Fire Emblem Fates was my first game in the series, so I went in very skeptical. I wasn’t without hope, since I had heard the praises of Awakening, but I wasn’t sure I was going to like it. Boy, was I wrong. Fire Emblem Fates was and still is a very enjoyable experience on the 3DS. Just to be clear, this article covers the Birthright edition of the game, as I have not been able to finish either the Conquest or Revelation editions. Fire Emblem: Birthright is an RPG, and as such, should have an at least decent storyline. Birthright, though, goes above and beyond “decent” and makes me want to see what happens next after every chapter, almost like episodes of a TV show. In fact, it seemed like this whole game is modeled after a season of a TV show, and it works really well. Every character feels unique, with their own likes, dislikes, quirks, and strengths. Even the villains of the story, the Nohrians, feel like they have their own culture, beliefs, and reasons for doing what they do in the story.
The decision you make in the beginning of the game, choosing Hoshido or Nohr, has ramifications on both families. In the Birthright path, you choose your Hoshido family, which you’ve only just met. Throughout the entire game your character, canonically called Corrin, is questioning if they made the right choice, and is full of regret because of it, and you feel the same way. Since you were the one who moved the circle pad and made that choice, you have the same questions and regret your character does.
Something that made the RPG genre so unique back in the day was the focus on storytelling, compared to the other popular games at the time like Mario or Castlevania, and Birthright has some of the best storytelling I’ve seen in a while. Something that also makes RPGs unique is the turnbased combat. Fire Emblem, takes a more strategy-like approach. Each character has a weapon and that weapon’s class can be either weak or strong compared to the enemy’s weapon’s class, therefore determining how much damage you’ll do, and how much health you’ll lose. This system is very similar to Pokémon. However, I believe this system works better than Pokémon, simply because of how the turns play out.

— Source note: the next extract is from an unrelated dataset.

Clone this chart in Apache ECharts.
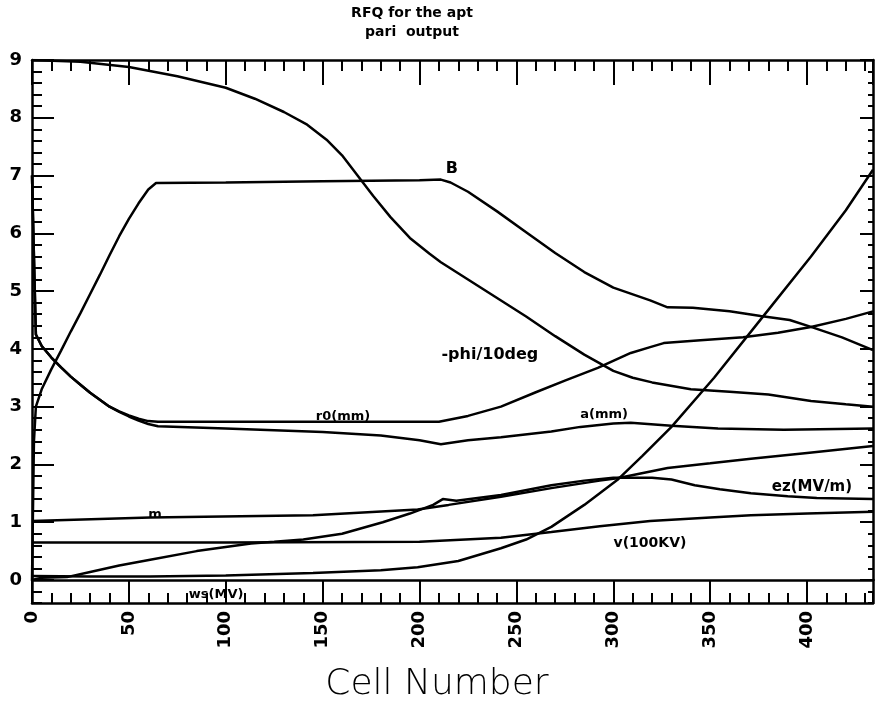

In Pokémon, turns play out during the battle. You’ll run into the enemy, and then you’ll each do one thing until the other is fainted or caught. In Fire Emblem though, you can tell your character to run into an enemy or heal an ally, and then watch that play out. You’ll do this with all your characters, until all characters have performed an action. This makes battles a lot more exciting than Pokémon, with the same twenty-or-so hours of really fun gameplay.
Finally, the graphics, and these are some of the best on the 3DS hardware. The cutscenes are 3D cel-shaded anime clips, and they look amazing. I can only show a screenshot here, but it also looks nice in motion. However, the in-engine scenes look… off. Nintendo president Kimishima recently talked about movies, which they hope to release in five years or so. Honestly, I think Fire Emblem is a very good candidate for the silver screen. I can say, without a doubt, that Fire Emblem Fates: Birthright exceeded my expectations. It has great gameplay and story, but the visuals aren’t perfect. Graphics don’t make a game, though, and I still highly recommend this game to anyone with a week to spare. Trust me, you’re going to need the WHOLE week.